15th Sunday in Ordinary Time C
Year of Mercy
10 July 2016
St. Lawrence Catholic Campus Center at the University of Kansas
Daily Readings
Audio
I'll never forget my first spiritual direction appointment in seminary. My spiritual director asked me which character I was in the parable of the good Samaritan. I was initially relieved when after accusing myself of being either the priest or Levite, because I don't always have compassion or like to get dragged down by other people's problems, that he told me I was neither or those characters. Since I was a new seminarian and had left a lot behind to be of service to God's people, the next option I hoped and thought, was for the Lord to use me as a Good Samaritan to heal and care for his people as a shepherd. I couldn't have been more wrong. After telling me that I was neither the priest or the Levite in the story, my spiritual director told me bluntly that I was the man in the ditch. He told me that until I identified myself in that role, I would never be a good shepherd!
Boy was he right! The key of course to being a compassionate person is to be able to see Christ, or one's self, in the suffering of others. As a pastor, I was asked many times to accompany people through their suffering. I would oftentimes ask God why there was so much, and why the suffering last so long, and why it was so unfair. The answer continues to haunt me. So big and stubborn is my pride, so persistent is my desire to be self-sufficient and independent like the priest and the Levite in the story, that I need the presence of constant suffering and vulnerability lest my soul be lost. To put it another way, when I ask God the question of why there is so much suffering, he asks the question back of me - why are you so proud and stubborn? Again and again, I see that I need the suffering of others more than they need my care. Even after 17 years now since my admonition from my first spiritual director, I still don't see myself as the man in the ditch.

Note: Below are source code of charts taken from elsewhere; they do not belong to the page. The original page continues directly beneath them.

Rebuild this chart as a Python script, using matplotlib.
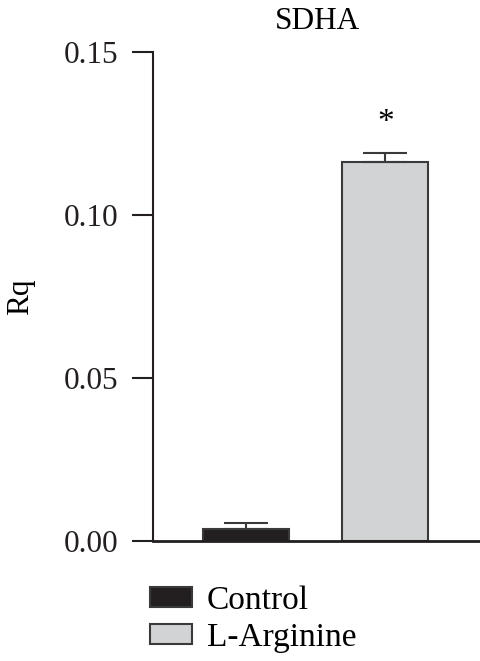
import matplotlib
matplotlib.use("Agg")
import matplotlib.pyplot as plt

plt.rcParams['font.family'] = ['Liberation Serif', 'DejaVu Serif']

groups = ["Control", "L-Arginine"]
means = [0.0037, 0.1162]
errs = [0.0018, 0.0028]
colors = ["#231f20", "#d1d3d4"]

fig = plt.figure(figsize=(4.81, 6.61), dpi=100)
ax = fig.add_axes([0.318, 0.1815, 0.682, 0.7395])

x = [0, 1]
for xi, m, e, c, g in zip(x, means, errs, colors, groups):
    ax.bar(xi, m, width=0.617, color=c, edgecolor="#3a3a3a", linewidth=1.5, label=g, zorder=2)
    ax.errorbar(xi, m, yerr=[[0], [e]], fmt="none", ecolor="#3a3a3a",
                elinewidth=1.5, capsize=16, capthick=1.5, zorder=3)

# significance mark
ax.text(1, 0.1283, "*", ha="center", va="center", fontsize=24)

ax.set_xlim(-0.667, 1.685)
ax.set_ylim(0, 0.15)
ax.set_yticks([0, 0.05, 0.10, 0.15])
ax.set_yticklabels(["0.00", "0.05", "0.10", "0.15"])
ax.set_xticks([])
ax.spines["top"].set_visible(False)
ax.spines["right"].set_visible(False)
ax.spines["left"].set_linewidth(1.5)
ax.spines["bottom"].set_linewidth(2)
ax.spines["left"].set_color("#231f20")
ax.spines["bottom"].set_color("#231f20")
ax.tick_params(axis="y", length=15, width=1.5, pad=10, labelsize=22.5, colors="#231f20")
ax.set_title("SDHA", fontsize=22.5, pad=17)
ax.set_ylabel("Rq", fontsize=22.5)
ax.yaxis.set_label_coords(-0.36, 0.5)

leg = fig.legend(loc="upper left", bbox_to_anchor=(0.284, 0.135), frameon=False,
                 fontsize=24, handlelength=1.25, handleheight=0.55, labelspacing=0.2,
                 handletextpad=0.45, borderaxespad=0)

fig.savefig("out.png", dpi=100)
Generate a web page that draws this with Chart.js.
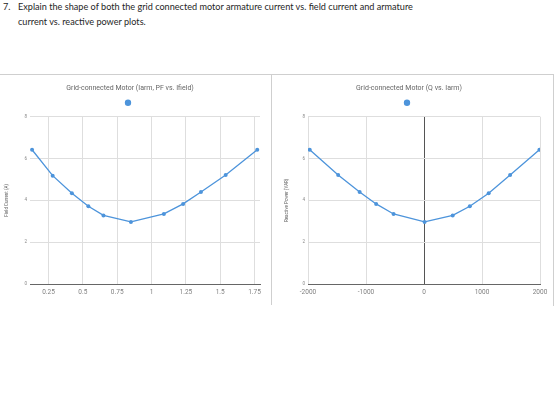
<!DOCTYPE html>
<html>
<head>
<meta charset="utf-8">
<script src="https://cdn.jsdelivr.net/npm/chart.js@4/dist/chart.umd.min.js"></script>
<style>
  body { margin: 0; background: #fff; width: 560px; height: 404px; position: relative; overflow: hidden; }
  .q { position: absolute; font-family: Lato, sans-serif; font-size: 9.15px; color: #262626; white-space: nowrap; line-height: 14px; }
  #frame { position: absolute; left: 0; top: 74px; width: 553px; height: 231px; border-top: 1px solid #cfcfcf; border-right: 1px solid #cfcfcf; }
  #sep { position: absolute; left: 271px; top: 74px; width: 1px; height: 231px; background: #cfcfcf; }
  canvas { position: absolute; }
</style>
</head>
<body>
<div class="q" style="left:3px;top:0px">7.</div>
<div class="q" style="left:18px;top:0px">Explain the shape of both the grid connected motor armature current vs. field current and armature</div>
<div class="q" style="left:18px;top:15px">current vs. reactive power plots.</div>
<div id="frame"></div>
<div id="sep"></div>
<canvas id="chartLeft" width="271" height="230" style="left:0px;top:75px"></canvas>
<canvas id="chartRight" width="275" height="230" style="left:278px;top:75px"></canvas>
<script>
// left chart: Iarm vs Ifield
var ifieldVals = [0.13, 0.28, 0.42, 0.54, 0.65, 0.85, 1.09, 1.23, 1.36, 1.54, 1.77];
var iarmLeft = [6.42, 5.18, 4.34, 3.72, 3.28, 2.97, 3.35, 3.83, 4.40, 5.21, 6.42];
// right chart: Iarm vs Q
var qVals = [-1970, -1480, -1110, -825, -525, 10, 495, 790, 1115, 1485, 1990];
var iarmRight = [6.42, 5.21, 4.40, 3.83, 3.35, 2.97, 3.28, 3.72, 4.34, 5.21, 6.42];

var leftRange = [0.115, 1.79];
var rightRange = [-2000, 2000];
var yRange = [0, 8];

var blue = '#4d94db';

function toPoints(xs, ys) {
  var pts = [];
  for (var i = 0; i < xs.length; i++) {
    pts.push({ x: xs[i], y: ys[i] });
  }
  return pts;
}

function makeChart(id, xs, ys, title, yTitle, xRange, xStep, yTitlePad, padRight) {
  return new Chart(document.getElementById(id), {
    type: 'line',
    data: {
      datasets: [{
        label: '',
        data: toPoints(xs, ys),
        borderColor: blue,
        backgroundColor: blue,
        borderWidth: 1.3,
        pointRadius: 2,
        pointBackgroundColor: blue,
        pointBorderWidth: 0,
        tension: 0
      }]
    },
    options: {
      responsive: false,
      animation: false,
      devicePixelRatio: 1,
      layout: { padding: { left: 0, right: padRight, top: 0, bottom: 0 } },
      plugins: {
        title: {
          display: true,
          text: title,
          color: '#666',
          font: { family: 'Roboto', size: 7, weight: 'normal' },
          padding: { top: 8.8, bottom: 2 }
        },
        legend: {
          display: true,
          labels: {
            usePointStyle: true,
            boxHeight: 4.5,
            padding: 4.5,
            font: { size: 8 }
          }
        },
        tooltip: { enabled: false }
      },
      scales: {
        x: {
          type: 'linear',
          min: xRange[0],
          max: xRange[1],
          afterFit: function (s) { s.height = 21; },
          border: { display: true, color: '#666', width: 1 },
          grid: {
            drawTicks: false,
            color: function (c) { return c.tick && c.tick.value === 0 ? '#555' : '#dedede'; }
          },
          ticks: {
            stepSize: xStep,
            includeBounds: false,
            padding: 4,
            color: '#808080',
            font: { family: 'Roboto', size: 6.5 },
            callback: function (v) { return String(v); }
          }
        },
        y: {
          min: yRange[0],
          max: yRange[1],
          afterFit: function (s) { s.width = 30; },
          border: { display: false },
          grid: { drawTicks: false, color: '#dedede' },
          ticks: {
            stepSize: 2,
            padding: 3,
            color: '#888',
            font: { family: 'Roboto', size: 4.5 }
          },
          title: {
            display: true,
            text: yTitle,
            color: '#666',
            font: { family: 'Roboto', size: 4.5 },
            padding: { top: yTitlePad, bottom: 0 }
          }
        }
      }
    }
  });
}

makeChart('chartLeft', ifieldVals, iarmLeft, 'Grid-connected Motor (Iarm, PF vs. Ifield)', 'Field Current (A)', leftRange, 0.25, 4.5, 11);
makeChart('chartRight', qVals, iarmRight, 'Grid-connected Motor (Q vs. Iarm)', 'Reactive Power (VAR)', rightRange, 1000, 6, 13);
</script>
</body>
</html>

Jesus tells the proud young man who wishes to justify himself that if he wants life, he must love with everything that he has and everything he is. Love is the ground of life. There is life because God is love and He through Christ loves everything into existence. So Jesus says it plainly. If we love, we will live, and there will be a superabundance of life, welling up to life eternal. If we do not love, we will die.
Moses told the people that the commandments of the Lord, the demands of loving God with all your heart, mind and strength, are not written in the sky. They are written on the human heart. They are closer to us than we are to ourselves. The reason we are sinners is rather simple. It is not so much that we resent the commands of God that are imposed on us from without. It is rather we do not have the humility to pray and to discover the commands of God that are written within ourselves. St. Augustine perhaps put it best of all in his Confessions, saying that the Lord was within him, but he was outside of himself, and it was there that Augustine searched for God.
Certainly God can be found be looking at his creation, for as St. Paul says in his high theology for today Jesus Christ is the author of all creation. Yet more intimately, perfectly and personally, Jesus is the Good Samaritan. He is the one who is forgiving our sins, and binding up our wounds. The reason we fail to be compassionate to our neighbor is really quite simple. We are afraid to admit that we are the man in the ditch, that we need the Lord, and are afraid of being healed and set free by him. Compassion can certainly be cultivated as a virtuous habit of the heart and will. It is more spiritually and originally a surrender to the mercy of God.